Magnetic Properties of Actinide Intermetallics Under High Pressure

The magnetic properties of intermetallics of the light actinides can vary from primary local moment behaviour through itinerant electron magnetism to non-magnetic behaviour. One parameter which strongly influences the magnetic character of the compound is the actinide-actinide separation which can experimentally be varied by the application of high pressure. Combining this with Mossbauer spectroscopy of the 60 keV transition in 237Np allows a detailed study of local magnetic properties of the Np ion as a function of volume. Recent measurements on three Np intermetallics will be reviewed: (1) NpCo2Si2. Neutron diffraction and Mossbauer data at ambient pressure classify this material as a highly localized magnet.
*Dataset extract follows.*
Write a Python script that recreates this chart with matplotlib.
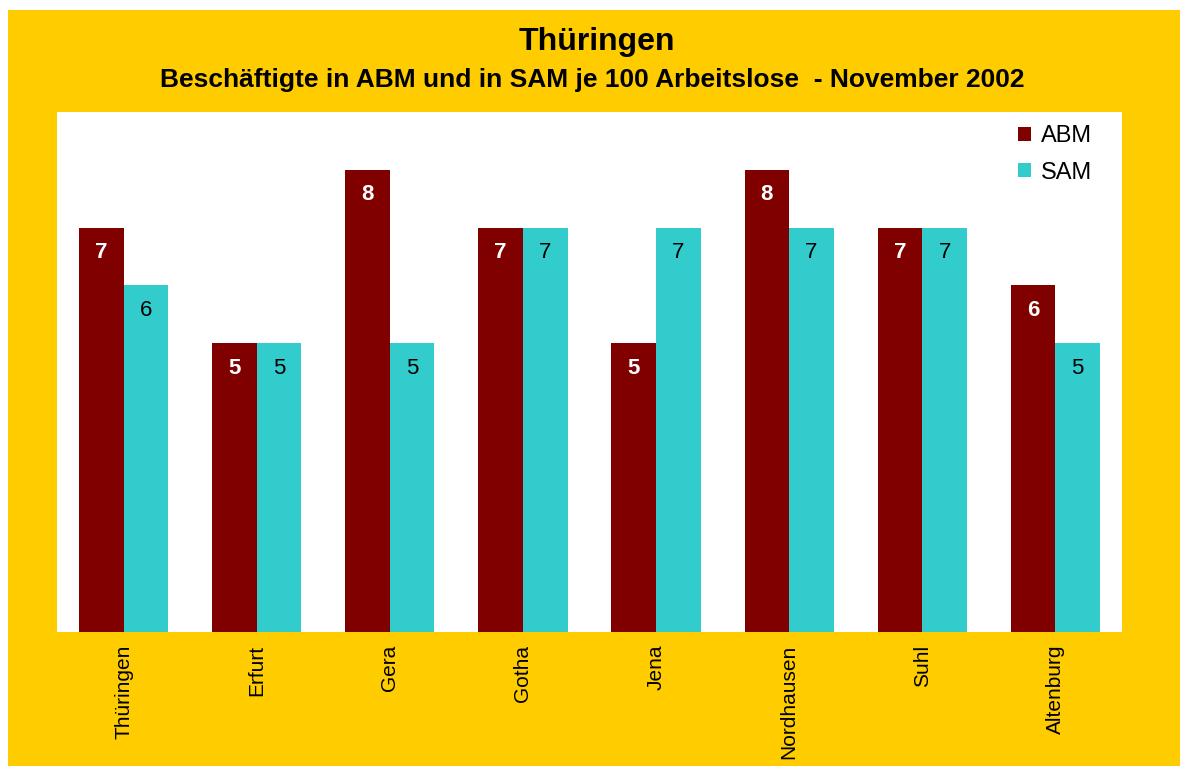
import matplotlib
matplotlib.use('Agg')
import matplotlib.pyplot as plt
from matplotlib.patches import Rectangle
import numpy as np

plt.rcParams['font.family'] = ['Liberation Sans', 'DejaVu Sans']

# data
regions = ['Thüringen', 'Erfurt', 'Gera', 'Gotha', 'Jena', 'Nordhausen', 'Suhl', 'Altenburg']
abm = [7, 5, 8, 7, 5, 8, 7, 6]
sam = [6, 5, 5, 7, 7, 7, 7, 5]

fig = plt.figure(figsize=(11.8, 7.66), dpi=100)
fig.patch.set_facecolor('white')
# yellow background panel
fig.patches.append(Rectangle((8 / 1180, 0), 1, 1 - 10 / 766, transform=fig.transFigure,
                             facecolor='#FFCC00', edgecolor='none', zorder=-10))

ax = fig.add_axes([57 / 1180, 1 - 632 / 766, (1122 - 57) / 1180, (632 - 112) / 766])
ax.set_facecolor('white')

x = np.arange(len(regions))
w = 0.335
b1 = ax.bar(x - w / 2, abm, w, color='#800000', label='ABM')
b2 = ax.bar(x + w / 2, sam, w, color='#33CCCC', label='SAM')

for rect, v in zip(b1, abm):
    ax.annotate(str(v), (rect.get_x() + rect.get_width() / 2, v), xytext=(0, -18),
                textcoords='offset points', ha='center', va='center',
                color='white', fontweight='bold', fontsize=16)
for rect, v in zip(b2, sam):
    ax.annotate(str(v), (rect.get_x() + rect.get_width() / 2, v), xytext=(0, -18),
                textcoords='offset points', ha='center', va='center',
                color='black', fontsize=16)

ax.set_xlim(-0.5, len(regions) - 0.5)
ax.set_ylim(0, 9)
ax.set_yticks([])
ax.set_xticks(x)
ax.set_xticklabels(regions, rotation=90, fontsize=15, va='top')
ax.tick_params(axis='x', length=0, pad=9)
for s in ax.spines.values():
    s.set_visible(False)

ax.legend(loc='upper right', frameon=False, fontsize=17, handlelength=0.55, handleheight=0.55,
          handletextpad=0.45, labelspacing=0.6, borderaxespad=0.0,
          bbox_to_anchor=(1 - 20 / 1065, 1 - 4 / 520))

fig.text(597 / 1180, 1 - 42 / 766, 'Thüringen', ha='center', va='center', fontsize=23, fontweight='bold')
fig.text(592 / 1180, 1 - 80 / 766, 'Beschäftigte in ABM und in SAM je 100 Arbeitslose  - November 2002',
         ha='center', va='center', fontsize=19, fontweight='bold')

fig.savefig('out.png', dpi=100)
Under pressure the hyperfine field remains constant while the Neel-temperature TN increases with smaller volume. The variation of TN can be explained quantitatively within the rigid spin model of Ruderman-Kittel-Arrott. (2) NpAl2 and NpOs2. These are cubic Laves phase materials, where NpAl2 has the largest lattice parameter (a = 7.785 A) and shows largely localized behaviour, while NpOs2 with a = 7.459 A is mostly itinerant. In both materials the reduction of lattice constant initiates a reduction of hyperfine field and Curie temperature, which is thought to arise from a delocalization of the magnetic 5f-electrons. In addition line broadenings are observed which show that the delocalization process is a dynamical phenomenon. It is analyzed in terms of a fluctuation between a fully localized and a fully itinerant electron state.